Despite facing the spill out of electricity, Nepal is importing power from India whereas the industries have been facing unannounced load shedding at the same time.

“In addition, consumers have been facing the problem of tripping despite having surplus production of electricity in the country,” said Kafle, adding that the main problem is with the inadequacy and inefficiency of the related infrastructure.

Experts said the lack of proper planning by the government has led to a shortfall in meeting the target in electricity production as well. Earlier, the government had announced to increase electricity production to 10,000 MW by 2025. However, it seems that the production will reach hardly 3,200 MW within the stipulated time.

The NEA has estimated an average of Rs 50-60 billion to construct infrastructures including east-west transmission line, cross-border line and number of internal substations to ease electricity supply in the Kathmandu valley. “The problem lies not only in the construction of infrastructures, but also on their operations,” said Dipak Gyawali, former water resources minister and an expert on hydro policies.

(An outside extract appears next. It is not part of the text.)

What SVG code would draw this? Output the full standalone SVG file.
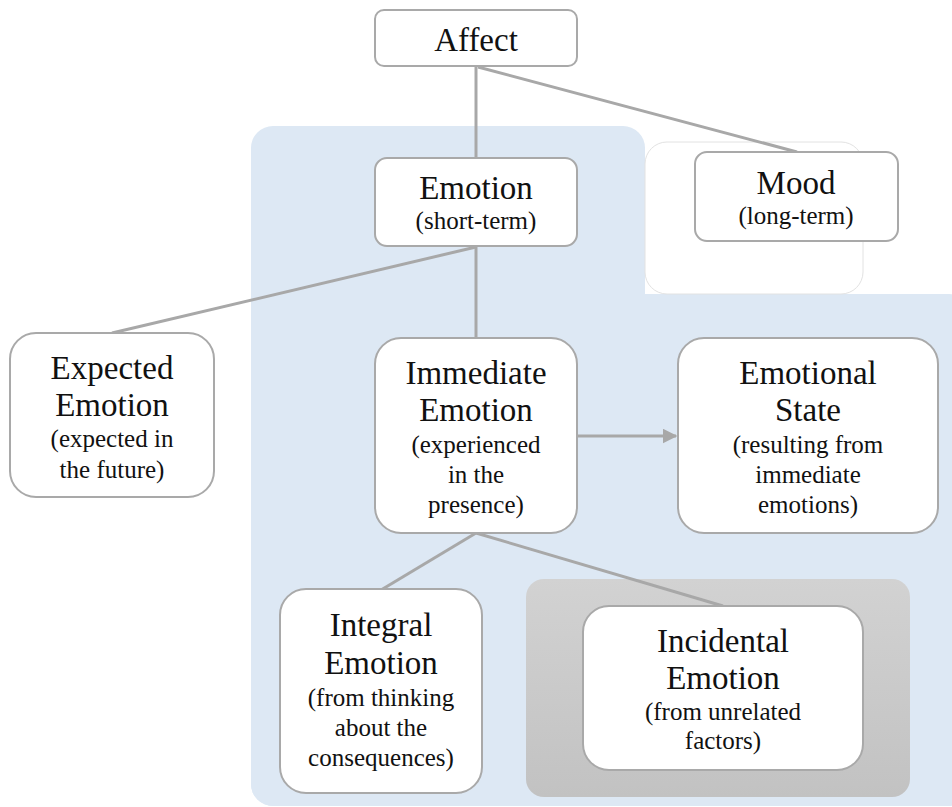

Although the government has been expressing its words to give priority to domestic consumption to safeguard the investment in the hydropower sector, it is not happening in reality. “If the government ensures reliable distribution, the consumption could be boosted up,” said Hitendra Dev Shakya, managing director of the NEA.

Absence of proper legal framework has also been sought as a hindrance in the development of the country’s energy sector. Although the new electricity bill has been drafted, it has failed to get approval from the parliament in the past one and a half decades.

Dilli Bahadur Singh, chairperson of the Electricity Regulatory Commission, said small revision in the existing Electricity Act will do a lot in the development of the sector. He said lack of coordination among the government authorities is among the problems in development of the transmission lines and distribution mechanism of electricity.